Entries with chart source code:
========

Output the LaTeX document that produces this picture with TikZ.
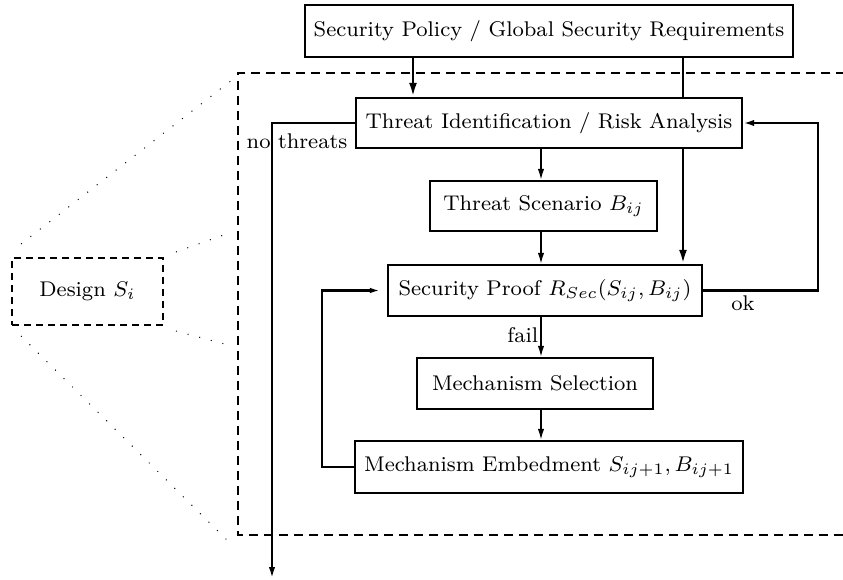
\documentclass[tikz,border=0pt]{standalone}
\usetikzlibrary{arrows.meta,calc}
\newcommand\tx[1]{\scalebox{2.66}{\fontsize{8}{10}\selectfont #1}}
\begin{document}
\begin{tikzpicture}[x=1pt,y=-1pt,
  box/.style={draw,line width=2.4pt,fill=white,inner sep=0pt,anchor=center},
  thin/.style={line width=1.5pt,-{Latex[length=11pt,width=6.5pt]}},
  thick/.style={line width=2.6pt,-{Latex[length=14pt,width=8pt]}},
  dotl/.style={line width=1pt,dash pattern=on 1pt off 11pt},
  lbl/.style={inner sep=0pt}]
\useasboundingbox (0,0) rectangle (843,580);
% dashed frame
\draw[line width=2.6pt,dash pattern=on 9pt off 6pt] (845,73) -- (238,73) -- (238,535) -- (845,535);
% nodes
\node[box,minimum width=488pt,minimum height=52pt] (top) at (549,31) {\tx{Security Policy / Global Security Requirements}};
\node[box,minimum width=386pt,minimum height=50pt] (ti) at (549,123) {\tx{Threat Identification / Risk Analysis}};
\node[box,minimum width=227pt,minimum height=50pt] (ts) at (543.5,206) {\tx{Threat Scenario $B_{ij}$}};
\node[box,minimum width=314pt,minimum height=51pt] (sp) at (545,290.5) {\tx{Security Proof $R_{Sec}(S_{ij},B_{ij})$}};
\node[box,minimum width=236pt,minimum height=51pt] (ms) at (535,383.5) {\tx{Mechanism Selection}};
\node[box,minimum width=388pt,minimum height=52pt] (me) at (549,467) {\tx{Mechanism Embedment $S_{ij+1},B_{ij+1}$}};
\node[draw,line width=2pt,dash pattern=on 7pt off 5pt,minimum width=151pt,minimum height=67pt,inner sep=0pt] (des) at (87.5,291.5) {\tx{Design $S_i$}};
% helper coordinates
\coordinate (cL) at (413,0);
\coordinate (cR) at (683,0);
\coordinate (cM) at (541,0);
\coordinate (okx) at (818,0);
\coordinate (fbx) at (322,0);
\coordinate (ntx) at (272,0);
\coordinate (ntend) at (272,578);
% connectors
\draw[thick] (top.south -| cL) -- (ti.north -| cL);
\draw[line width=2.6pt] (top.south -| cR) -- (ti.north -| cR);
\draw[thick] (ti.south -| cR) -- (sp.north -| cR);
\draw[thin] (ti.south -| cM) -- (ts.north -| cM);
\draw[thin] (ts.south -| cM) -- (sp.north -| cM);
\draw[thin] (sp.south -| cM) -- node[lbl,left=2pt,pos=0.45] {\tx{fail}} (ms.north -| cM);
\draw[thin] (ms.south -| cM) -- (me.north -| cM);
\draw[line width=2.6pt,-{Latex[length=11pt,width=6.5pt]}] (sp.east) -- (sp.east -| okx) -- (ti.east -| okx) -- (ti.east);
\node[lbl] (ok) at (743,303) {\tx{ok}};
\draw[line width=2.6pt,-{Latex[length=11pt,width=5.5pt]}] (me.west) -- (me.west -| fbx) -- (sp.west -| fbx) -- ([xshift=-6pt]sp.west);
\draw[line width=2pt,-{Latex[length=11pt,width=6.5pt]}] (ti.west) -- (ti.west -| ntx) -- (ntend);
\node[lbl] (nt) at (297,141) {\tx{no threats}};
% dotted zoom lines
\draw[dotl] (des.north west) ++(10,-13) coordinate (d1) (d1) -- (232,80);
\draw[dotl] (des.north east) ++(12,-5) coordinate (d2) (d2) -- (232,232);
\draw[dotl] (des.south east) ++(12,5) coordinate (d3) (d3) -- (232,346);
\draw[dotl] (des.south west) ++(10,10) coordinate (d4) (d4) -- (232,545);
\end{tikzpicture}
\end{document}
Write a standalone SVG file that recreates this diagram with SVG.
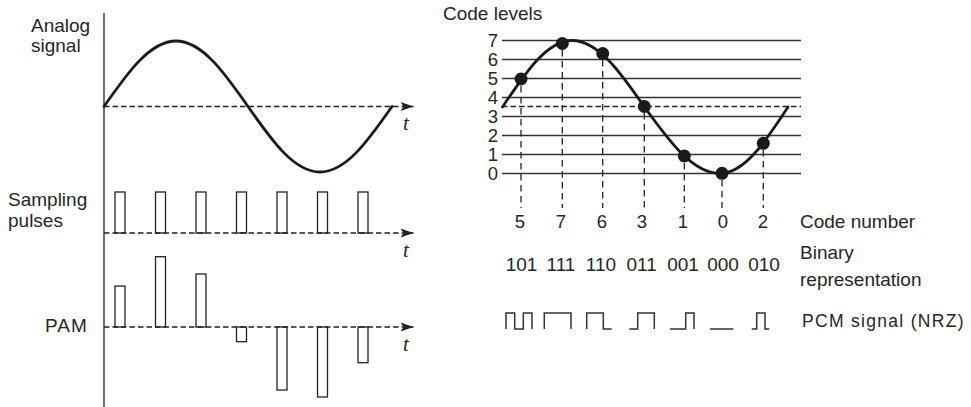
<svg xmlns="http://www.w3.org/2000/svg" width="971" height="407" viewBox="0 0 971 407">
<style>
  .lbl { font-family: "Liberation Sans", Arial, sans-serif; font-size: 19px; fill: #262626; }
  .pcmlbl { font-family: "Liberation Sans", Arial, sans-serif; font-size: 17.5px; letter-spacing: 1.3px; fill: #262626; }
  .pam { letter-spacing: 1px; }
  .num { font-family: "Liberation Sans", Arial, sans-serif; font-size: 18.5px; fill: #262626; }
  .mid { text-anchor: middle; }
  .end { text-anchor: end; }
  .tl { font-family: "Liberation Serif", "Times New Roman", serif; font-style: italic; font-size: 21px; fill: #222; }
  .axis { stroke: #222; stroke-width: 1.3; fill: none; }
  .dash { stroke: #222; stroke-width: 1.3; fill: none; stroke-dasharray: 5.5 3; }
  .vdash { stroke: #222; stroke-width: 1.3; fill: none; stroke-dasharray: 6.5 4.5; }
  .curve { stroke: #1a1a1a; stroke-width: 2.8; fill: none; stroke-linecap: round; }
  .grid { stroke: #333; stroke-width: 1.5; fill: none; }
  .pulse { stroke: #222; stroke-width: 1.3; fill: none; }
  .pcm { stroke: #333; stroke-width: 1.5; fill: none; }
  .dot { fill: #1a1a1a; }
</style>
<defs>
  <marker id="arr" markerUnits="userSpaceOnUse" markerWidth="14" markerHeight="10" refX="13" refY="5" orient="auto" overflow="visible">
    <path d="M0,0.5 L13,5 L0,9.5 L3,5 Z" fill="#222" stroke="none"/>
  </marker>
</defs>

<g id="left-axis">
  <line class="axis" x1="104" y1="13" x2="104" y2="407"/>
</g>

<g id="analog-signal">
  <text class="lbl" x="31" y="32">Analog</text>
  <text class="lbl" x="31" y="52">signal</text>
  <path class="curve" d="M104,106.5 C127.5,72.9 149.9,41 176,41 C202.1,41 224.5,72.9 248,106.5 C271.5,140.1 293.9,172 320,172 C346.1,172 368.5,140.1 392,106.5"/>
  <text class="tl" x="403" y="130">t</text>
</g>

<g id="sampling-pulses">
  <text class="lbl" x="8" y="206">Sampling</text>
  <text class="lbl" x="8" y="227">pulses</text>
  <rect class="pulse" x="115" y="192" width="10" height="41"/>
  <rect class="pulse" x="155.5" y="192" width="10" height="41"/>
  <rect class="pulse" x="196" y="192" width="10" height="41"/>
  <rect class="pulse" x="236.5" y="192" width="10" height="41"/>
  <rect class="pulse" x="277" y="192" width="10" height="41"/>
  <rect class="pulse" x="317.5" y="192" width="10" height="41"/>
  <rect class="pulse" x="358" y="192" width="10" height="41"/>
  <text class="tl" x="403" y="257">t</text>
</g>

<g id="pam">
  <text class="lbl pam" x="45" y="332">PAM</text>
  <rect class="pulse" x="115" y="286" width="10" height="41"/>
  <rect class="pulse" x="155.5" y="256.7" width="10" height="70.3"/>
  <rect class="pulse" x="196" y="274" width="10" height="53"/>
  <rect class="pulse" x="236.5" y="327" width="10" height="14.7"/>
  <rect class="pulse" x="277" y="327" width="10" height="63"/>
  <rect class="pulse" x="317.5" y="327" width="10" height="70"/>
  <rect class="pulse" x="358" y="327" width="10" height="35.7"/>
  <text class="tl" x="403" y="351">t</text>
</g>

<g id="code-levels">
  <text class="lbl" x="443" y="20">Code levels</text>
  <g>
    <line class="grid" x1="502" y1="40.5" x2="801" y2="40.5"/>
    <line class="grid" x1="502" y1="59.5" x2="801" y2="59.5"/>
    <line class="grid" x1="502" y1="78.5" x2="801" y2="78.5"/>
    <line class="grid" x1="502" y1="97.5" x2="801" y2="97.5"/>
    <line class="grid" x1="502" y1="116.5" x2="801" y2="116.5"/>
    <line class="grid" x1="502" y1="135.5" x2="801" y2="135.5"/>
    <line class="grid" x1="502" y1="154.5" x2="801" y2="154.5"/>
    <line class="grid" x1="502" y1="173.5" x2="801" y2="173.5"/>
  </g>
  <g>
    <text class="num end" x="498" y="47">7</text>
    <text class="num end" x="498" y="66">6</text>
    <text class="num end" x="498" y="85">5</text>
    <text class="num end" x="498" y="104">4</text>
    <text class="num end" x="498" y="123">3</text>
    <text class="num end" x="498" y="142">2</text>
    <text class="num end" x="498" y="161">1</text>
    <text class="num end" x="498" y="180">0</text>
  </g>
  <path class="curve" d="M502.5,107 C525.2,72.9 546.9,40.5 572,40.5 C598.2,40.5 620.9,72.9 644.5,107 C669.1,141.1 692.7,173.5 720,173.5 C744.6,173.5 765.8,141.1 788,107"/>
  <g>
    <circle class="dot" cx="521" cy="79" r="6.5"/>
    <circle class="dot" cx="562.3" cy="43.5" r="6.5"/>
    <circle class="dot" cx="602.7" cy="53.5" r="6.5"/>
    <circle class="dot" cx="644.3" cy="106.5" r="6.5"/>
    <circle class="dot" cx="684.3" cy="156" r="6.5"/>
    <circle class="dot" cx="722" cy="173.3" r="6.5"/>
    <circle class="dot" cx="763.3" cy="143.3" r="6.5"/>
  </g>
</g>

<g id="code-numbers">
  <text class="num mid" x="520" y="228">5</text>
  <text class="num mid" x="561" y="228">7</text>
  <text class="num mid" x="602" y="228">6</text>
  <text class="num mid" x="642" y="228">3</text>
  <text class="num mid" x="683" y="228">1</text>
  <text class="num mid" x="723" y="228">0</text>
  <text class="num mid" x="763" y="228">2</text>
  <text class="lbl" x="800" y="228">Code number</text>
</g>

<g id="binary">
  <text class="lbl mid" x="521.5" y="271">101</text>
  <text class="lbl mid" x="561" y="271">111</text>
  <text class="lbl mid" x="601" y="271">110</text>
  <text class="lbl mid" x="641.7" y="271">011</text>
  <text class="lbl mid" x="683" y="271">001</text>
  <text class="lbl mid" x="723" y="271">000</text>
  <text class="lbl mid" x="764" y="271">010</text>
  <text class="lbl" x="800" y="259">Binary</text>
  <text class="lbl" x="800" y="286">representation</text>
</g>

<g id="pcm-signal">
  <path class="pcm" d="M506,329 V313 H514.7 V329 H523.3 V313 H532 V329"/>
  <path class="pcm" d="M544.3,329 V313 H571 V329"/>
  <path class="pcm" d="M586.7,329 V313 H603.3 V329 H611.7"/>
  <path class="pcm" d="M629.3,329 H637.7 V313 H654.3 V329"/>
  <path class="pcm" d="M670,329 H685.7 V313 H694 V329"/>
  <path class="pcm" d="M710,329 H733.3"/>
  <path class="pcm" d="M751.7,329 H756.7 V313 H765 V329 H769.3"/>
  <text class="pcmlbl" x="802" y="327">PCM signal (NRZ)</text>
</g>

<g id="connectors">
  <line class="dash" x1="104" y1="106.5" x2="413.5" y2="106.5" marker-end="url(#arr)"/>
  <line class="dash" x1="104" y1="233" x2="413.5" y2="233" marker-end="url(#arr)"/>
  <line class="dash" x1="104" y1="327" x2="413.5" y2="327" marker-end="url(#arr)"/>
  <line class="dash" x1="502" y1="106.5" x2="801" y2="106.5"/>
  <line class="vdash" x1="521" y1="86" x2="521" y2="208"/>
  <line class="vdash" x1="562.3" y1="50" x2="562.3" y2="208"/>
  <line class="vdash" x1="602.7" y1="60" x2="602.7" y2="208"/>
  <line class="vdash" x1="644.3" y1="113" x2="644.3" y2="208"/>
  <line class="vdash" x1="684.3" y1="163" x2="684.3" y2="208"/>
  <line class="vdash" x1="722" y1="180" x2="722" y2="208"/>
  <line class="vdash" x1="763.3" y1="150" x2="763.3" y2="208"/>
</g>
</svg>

========

_AIM:_ Scan the material above for the string "this" and return the lines that hold it.

_OUTPUT BELOW:_
Output the LaTeX document that produces this picture with TikZ.
Write a standalone SVG file that recreates this diagram with SVG.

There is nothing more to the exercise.